WHAT THE EXERCISE ASKS: The lines from the top of the material through the line with "(10,9) -- (1750,9);" are to be set down exactly. Leave the pictures out.

SUPPLIED MATERIAL:
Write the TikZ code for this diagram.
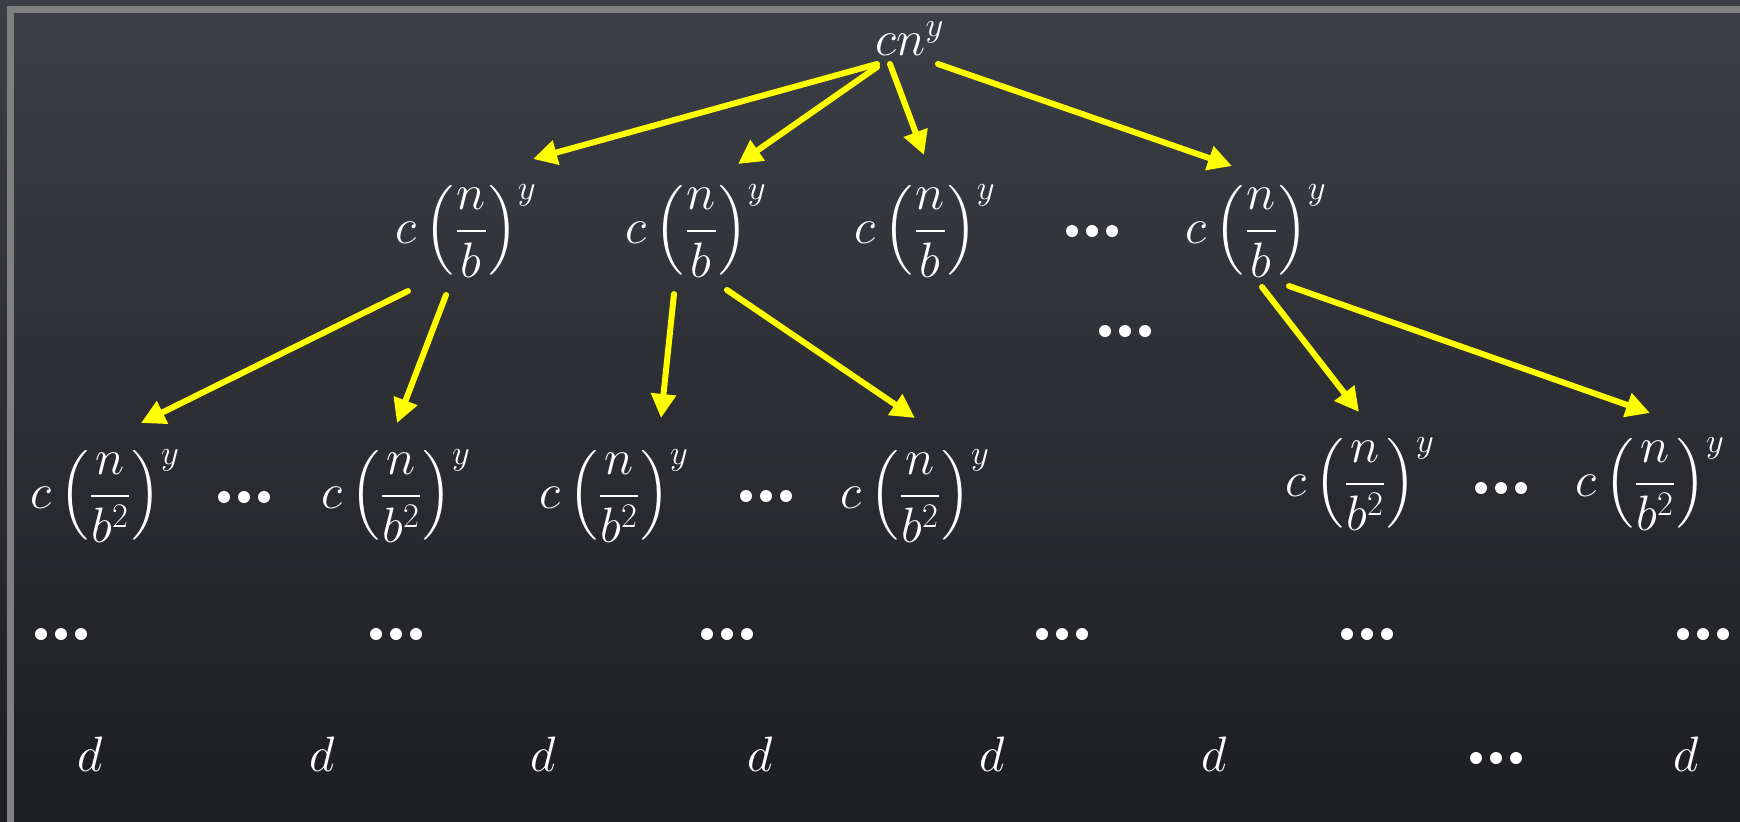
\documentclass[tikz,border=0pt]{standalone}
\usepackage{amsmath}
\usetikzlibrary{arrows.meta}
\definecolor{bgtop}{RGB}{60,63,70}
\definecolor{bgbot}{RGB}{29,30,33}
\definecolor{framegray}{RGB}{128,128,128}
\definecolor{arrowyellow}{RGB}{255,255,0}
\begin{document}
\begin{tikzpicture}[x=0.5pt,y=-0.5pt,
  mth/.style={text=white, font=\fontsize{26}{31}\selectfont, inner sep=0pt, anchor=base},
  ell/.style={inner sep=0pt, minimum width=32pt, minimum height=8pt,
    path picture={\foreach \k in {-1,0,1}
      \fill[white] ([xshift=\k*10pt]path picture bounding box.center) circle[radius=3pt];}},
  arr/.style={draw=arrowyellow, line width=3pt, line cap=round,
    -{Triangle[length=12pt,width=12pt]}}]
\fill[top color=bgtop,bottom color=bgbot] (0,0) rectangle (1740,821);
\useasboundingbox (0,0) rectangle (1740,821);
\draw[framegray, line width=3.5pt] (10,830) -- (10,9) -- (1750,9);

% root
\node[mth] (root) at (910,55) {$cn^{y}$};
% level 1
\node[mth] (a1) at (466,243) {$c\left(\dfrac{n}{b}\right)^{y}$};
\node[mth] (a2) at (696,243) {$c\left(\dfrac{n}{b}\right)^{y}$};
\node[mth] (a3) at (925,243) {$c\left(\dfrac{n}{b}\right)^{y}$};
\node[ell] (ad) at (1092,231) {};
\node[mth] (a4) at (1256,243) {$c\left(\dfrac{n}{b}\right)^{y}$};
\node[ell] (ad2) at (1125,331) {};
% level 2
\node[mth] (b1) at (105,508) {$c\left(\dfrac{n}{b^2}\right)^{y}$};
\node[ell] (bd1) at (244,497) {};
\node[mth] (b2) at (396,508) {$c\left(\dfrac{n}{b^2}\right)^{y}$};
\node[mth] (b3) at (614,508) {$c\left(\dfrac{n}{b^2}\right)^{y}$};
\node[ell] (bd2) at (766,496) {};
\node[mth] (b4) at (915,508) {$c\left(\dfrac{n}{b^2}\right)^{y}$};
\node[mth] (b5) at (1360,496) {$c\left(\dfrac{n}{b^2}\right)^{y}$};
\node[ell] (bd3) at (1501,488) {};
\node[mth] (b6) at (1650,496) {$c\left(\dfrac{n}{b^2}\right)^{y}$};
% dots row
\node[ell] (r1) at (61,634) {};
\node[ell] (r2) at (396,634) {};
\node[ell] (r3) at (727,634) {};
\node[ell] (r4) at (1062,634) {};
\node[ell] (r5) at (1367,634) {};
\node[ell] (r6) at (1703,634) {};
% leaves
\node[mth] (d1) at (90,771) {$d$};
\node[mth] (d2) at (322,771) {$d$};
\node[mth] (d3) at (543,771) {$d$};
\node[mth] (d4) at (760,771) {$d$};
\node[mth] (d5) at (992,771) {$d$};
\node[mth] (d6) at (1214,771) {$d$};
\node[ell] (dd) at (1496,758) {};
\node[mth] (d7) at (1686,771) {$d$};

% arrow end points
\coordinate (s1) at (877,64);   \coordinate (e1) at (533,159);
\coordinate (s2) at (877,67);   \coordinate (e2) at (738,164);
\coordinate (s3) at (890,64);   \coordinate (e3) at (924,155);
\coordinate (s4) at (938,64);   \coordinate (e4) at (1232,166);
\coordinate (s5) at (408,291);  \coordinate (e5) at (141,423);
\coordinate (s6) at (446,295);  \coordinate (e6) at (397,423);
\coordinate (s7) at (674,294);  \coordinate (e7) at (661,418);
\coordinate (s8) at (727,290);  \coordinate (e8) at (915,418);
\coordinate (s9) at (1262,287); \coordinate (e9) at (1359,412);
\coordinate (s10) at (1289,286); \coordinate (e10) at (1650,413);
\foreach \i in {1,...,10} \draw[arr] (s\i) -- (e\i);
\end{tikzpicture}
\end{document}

RESULT FOR THIS EXERCISE:
Write the TikZ code for this diagram.
\documentclass[tikz,border=0pt]{standalone}
\usepackage{amsmath}
\usetikzlibrary{arrows.meta}
\definecolor{bgtop}{RGB}{60,63,70}
\definecolor{bgbot}{RGB}{29,30,33}
\definecolor{framegray}{RGB}{128,128,128}
\definecolor{arrowyellow}{RGB}{255,255,0}
\begin{document}
\begin{tikzpicture}[x=0.5pt,y=-0.5pt,
  mth/.style={text=white, font=\fontsize{26}{31}\selectfont, inner sep=0pt, anchor=base},
  ell/.style={inner sep=0pt, minimum width=32pt, minimum height=8pt,
    path picture={\foreach \k in {-1,0,1}
      \fill[white] ([xshift=\k*10pt]path picture bounding box.center) circle[radius=3pt];}},
  arr/.style={draw=arrowyellow, line width=3pt, line cap=round,
    -{Triangle[length=12pt,width=12pt]}}]
\fill[top color=bgtop,bottom color=bgbot] (0,0) rectangle (1740,821);
\useasboundingbox (0,0) rectangle (1740,821);
\draw[framegray, line width=3.5pt] (10,830) -- (10,9) -- (1750,9);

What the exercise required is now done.